**INFORMATION PROVIDED**
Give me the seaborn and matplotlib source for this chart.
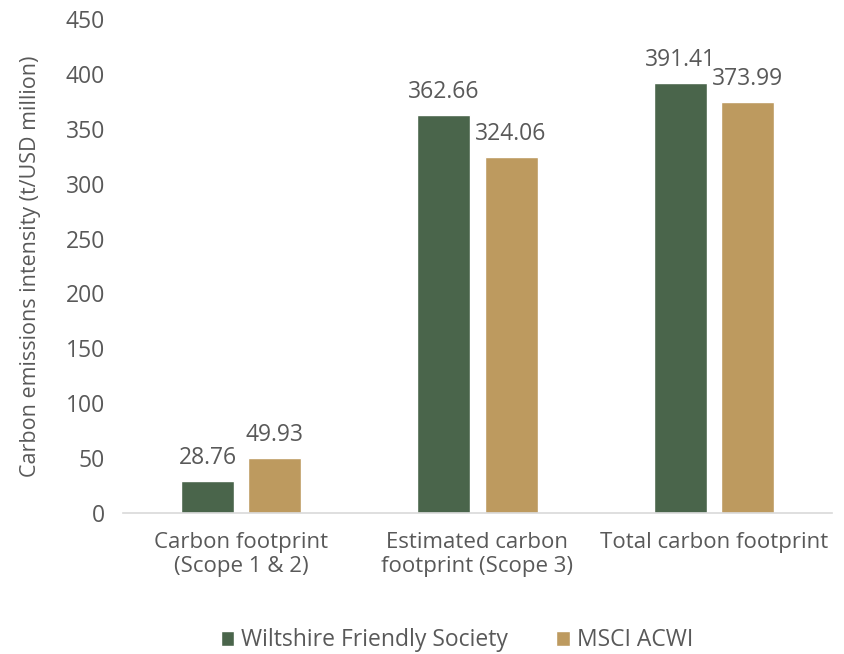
import matplotlib
matplotlib.use("Agg")
import matplotlib.pyplot as plt
import seaborn as sns
import pandas as pd

categories = ["Carbon footprint\n(Scope 1 & 2)", "Estimated carbon\nfootprint (Scope 3)", "Total carbon footprint"]
series_names = ["Wiltshire Friendly Society", "MSCI ACWI"]
wfs_values = [28.76, 362.66, 391.41]
msci_values = [49.93, 324.06, 373.99]
yticks = [0, 50, 100, 150, 200, 250, 300, 350, 400, 450]

sns.set_theme(style="white")
plt.rcParams['font.family'] = ['Open Sans', 'DejaVu Sans']
text_color = "#595959"

df = pd.DataFrame({
    "category": categories * 2,
    "series": [series_names[0]] * 3 + [series_names[1]] * 3,
    "value": wfs_values + msci_values,
})

fig = plt.figure(figsize=(8.44, 6.54), dpi=100)
ax = fig.add_axes([0.1457, 0.2156, 0.8401, 0.7554])
sns.barplot(data=df, x="category", y="value", hue="series",
            palette=["#4A654B", "#BD9A5F"], width=0.568, gap=0.21,
            saturation=1, ax=ax, legend=True)

for c in ax.containers:
    ax.bar_label(c, labels=[f"{v:.2f}" for v in c.datavalues], padding=8,
                 fontsize=16.5, color=text_color)

ax.set_ylim(0, 450)
ax.set_yticks(yticks)
ax.set_yticklabels([str(t) for t in yticks], fontsize=16.5, color=text_color)
ax.tick_params(axis="x", labelsize=16, colors=text_color, length=0, pad=14)
for lbl in ax.get_xticklabels():
    lbl.set_linespacing(1.15)
ax.tick_params(axis="y", length=0, pad=13)
ax.set_xlabel("")
ax.set_ylabel("Carbon emissions intensity (t/USD million)", fontsize=15.5, color=text_color, labelpad=18)
ax.set_xlim(-0.5, 2.5)
for s in ["top", "right", "left"]:
    ax.spines[s].set_visible(False)
ax.spines["bottom"].set_color("#D9D9D9")
ax.spines["bottom"].set_linewidth(1.2)

ax.legend(loc="upper center", bbox_to_anchor=(0.471, -0.192), ncol=2, frameon=False,
          fontsize=16.5, labelcolor=text_color, handlelength=0.6, handleheight=0.6,
          handletextpad=0.3, columnspacing=2.1)

fig.savefig("out.png", dpi=100)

**DIRECTIONS**
Make an exact copy of the data, leaving its pictures out.

**RESULT BELOW**
Give me the seaborn and matplotlib source for this chart.
import matplotlib
matplotlib.use("Agg")
import matplotlib.pyplot as plt
import seaborn as sns
import pandas as pd

categories = ["Carbon footprint\n(Scope 1 & 2)", "Estimated carbon\nfootprint (Scope 3)", "Total carbon footprint"]
series_names = ["Wiltshire Friendly Society", "MSCI ACWI"]
wfs_values = [28.76, 362.66, 391.41]
msci_values = [49.93, 324.06, 373.99]
yticks = [0, 50, 100, 150, 200, 250, 300, 350, 400, 450]

sns.set_theme(style="white")
plt.rcParams['font.family'] = ['Open Sans', 'DejaVu Sans']
text_color = "#595959"

df = pd.DataFrame({
    "category": categories * 2,
    "series": [series_names[0]] * 3 + [series_names[1]] * 3,
    "value": wfs_values + msci_values,
})

fig = plt.figure(figsize=(8.44, 6.54), dpi=100)
ax = fig.add_axes([0.1457, 0.2156, 0.8401, 0.7554])
sns.barplot(data=df, x="category", y="value", hue="series",
            palette=["#4A654B", "#BD9A5F"], width=0.568, gap=0.21,
            saturation=1, ax=ax, legend=True)

for c in ax.containers:
    ax.bar_label(c, labels=[f"{v:.2f}" for v in c.datavalues], padding=8,
                 fontsize=16.5, color=text_color)

ax.set_ylim(0, 450)
ax.set_yticks(yticks)
ax.set_yticklabels([str(t) for t in yticks], fontsize=16.5, color=text_color)
ax.tick_params(axis="x", labelsize=16, colors=text_color, length=0, pad=14)
for lbl in ax.get_xticklabels():
    lbl.set_linespacing(1.15)
ax.tick_params(axis="y", length=0, pad=13)
ax.set_xlabel("")
ax.set_ylabel("Carbon emissions intensity (t/USD million)", fontsize=15.5, color=text_color, labelpad=18)
ax.set_xlim(-0.5, 2.5)
for s in ["top", "right", "left"]:
    ax.spines[s].set_visible(False)
ax.spines["bottom"].set_color("#D9D9D9")
ax.spines["bottom"].set_linewidth(1.2)

ax.legend(loc="upper center", bbox_to_anchor=(0.471, -0.192), ncol=2, frameon=False,
          fontsize=16.5, labelcolor=text_color, handlelength=0.6, handleheight=0.6,
          handletextpad=0.3, columnspacing=2.1)

fig.savefig("out.png", dpi=100)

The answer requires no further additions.